2003:1923 - WATERFORD: Christchurch Cathedral, Waterford

NMI Burial Excavation Records

County: Waterford Site name: WATERFORD: Christchurch Cathedral

Sites and Monuments Record No.: WA009-005020- Licence number: 03E0190

Author: Stuart D. Elder, for Margaret Gowen & Co. Ltd.

Site type: Cathedral

Period/Dating: Multi-period

ITM: E 660920m, N 612398m

Latitude, Longitude (decimal degrees): 52.259920, -7.107609

Christchurch Cathedral has been undergoing a multi-million-euro programme of repair, refurbishment and conservation since 1997, part of which was remedial works to the leaking roof and restoration of some of the ornate plasterwork. A proposal was also made at the time to open up a cavity in the floor to display the base of a sandstone column belonging to the original medieval cathedral. These works were monitored by Ed O'Donovan (Excavations 1997, No. 576, 97E0459).

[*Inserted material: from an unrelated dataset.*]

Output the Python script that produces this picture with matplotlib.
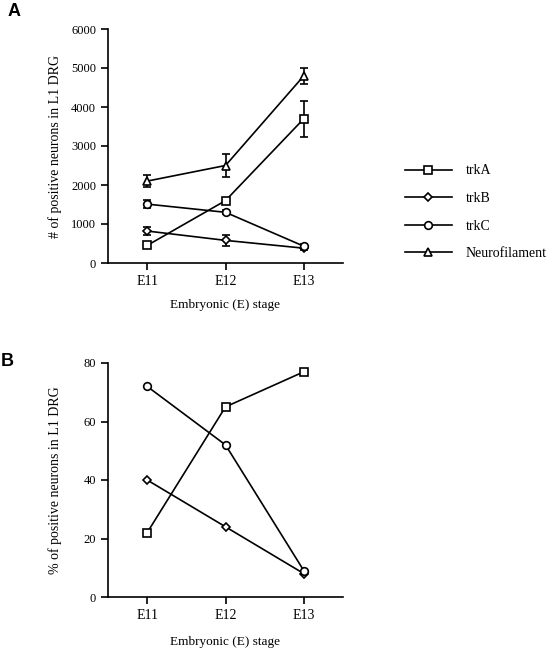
import matplotlib.pyplot as plt
from matplotlib.lines import Line2D

plt.rcParams['font.family'] = ['Liberation Serif', 'DejaVu Serif']

stages = ['E11', 'E12', 'E13']

# panel A: counts (mean, error)
trkA_n = [450, 1600, 3700]
trkA_err = [60, 60, 460]
trkB_n = [820, 580, 380]
trkB_err = [100, 140, 40]
trkC_n = [1510, 1300, 430]
trkC_err = [100, 50, 50]
nf_n = [2100, 2500, 4800]
nf_err = [150, 300, 200]

# panel B: percentages
trkA_pct = [22, 65, 77]
trkB_pct = [40, 24, 8]
trkC_pct = [72, 52, 9]

styles = {
    'trkA': dict(marker='s', ms=5.5),
    'trkB': dict(marker='D', ms=4),
    'trkC': dict(marker='o', ms=5.5),
    'Neurofilament': dict(marker='^', ms=5.5),
}
common = dict(color='black', mfc='white', mec='black', mew=1.2, lw=1.2)

fig = plt.figure(figsize=(5.48, 6.48), dpi=100)
axA = fig.add_axes([108/548, 1-263/648, 235/548, 234/648])
axB = fig.add_axes([108/548, 1-597/648, 235/548, 234/648])

x = range(len(stages))
series_a = [('trkA', trkA_n, trkA_err), ('trkB', trkB_n, trkB_err),
            ('trkC', trkC_n, trkC_err), ('Neurofilament', nf_n, nf_err)]
for name, vals, err in series_a:
    axA.errorbar(x, vals, yerr=err, capsize=2.6, elinewidth=1.2, capthick=1.2,
                 **styles[name], **common)

for name, vals in [('trkA', trkA_pct), ('trkB', trkB_pct), ('trkC', trkC_pct)]:
    axB.plot(x, vals, **styles[name], **common)

for ax in (axA, axB):
    ax.spines['top'].set_visible(False)
    ax.spines['right'].set_visible(False)
    ax.spines['left'].set_linewidth(1.2)
    ax.spines['bottom'].set_linewidth(1.2)
    ax.set_xlim(-0.5, 2.5)
    ax.set_xticks(list(x))
    ax.set_xticklabels(stages)
    ax.tick_params(direction='out', length=5, width=1.2, labelsize=9)
    ax.tick_params(axis='x', labelsize=10)

axA.set_ylim(0, 6000)
axA.set_yticks(range(0, 6001, 1000))
axA.set_ylabel('# of positive neurons in L1 DRG', fontsize=10)
axA.set_xlabel('Embryonic (E) stage', fontsize=9.5, labelpad=8)

axB.set_ylim(0, 80)
axB.set_yticks(range(0, 81, 20))
axB.set_ylabel('% of positive neurons in L1 DRG', fontsize=10)
axB.set_xlabel('Embryonic (E) stage', fontsize=9.5, labelpad=10)

for ax in (axA, axB):
    ax.yaxis.set_label_coords(-0.195, 0.5)

fig.text(8/548, 1-12/648, 'A', fontsize=13, fontweight='bold',
         family='Liberation Sans', va='center')
fig.text(1/548, 1-361/648, 'B', fontsize=13, fontweight='bold',
         family='Liberation Sans', va='center')

handles = [Line2D([], [], **styles[n], **common) for n in styles]
fig.legend(handles, list(styles), loc='upper left',
           bbox_to_anchor=(392/548, 1-152/648), frameon=False,
           fontsize=10, handlelength=3.4, labelspacing=1.05, handletextpad=1.0)

fig.savefig('out.png', dpi=100)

The most recent monitoring work took place during the excavation of four pits straddling the central aisle, part of the foundation for the new organ gallery. The pits were hand excavated. The two western pits were excavated, to a depth of around 0.65m, through a matrix of mixed demolition debris comprising stone and mortar fragments, humic soil and occasional fragments of wood. The easternmost pits revealed a substantial wall, c. 0.3m below the present floor surface, orientated roughly north-south on the same alignment as the present arch and its flanking walls.

Five fragments of worked stone were recovered from the pits, as were several fragments of disarticulated human bone. It is intended that these items will be returned to the church for storage and/or reburial at a later date.

Ongoing restoration work includes the removal of cement-based render from the exterior faces of the church, to be replaced by a lime-based render, thereby allowing the fabric of the building to 'breathe'. The south and west faces of the building were stripped and 102 architectural fragments were photographed and recorded in situ. These included fragments of fluted columns, roll mouldings and mullion and window elements. It is clear from these two faces that a substantial portion of medieval stonework was reused to construct the present church.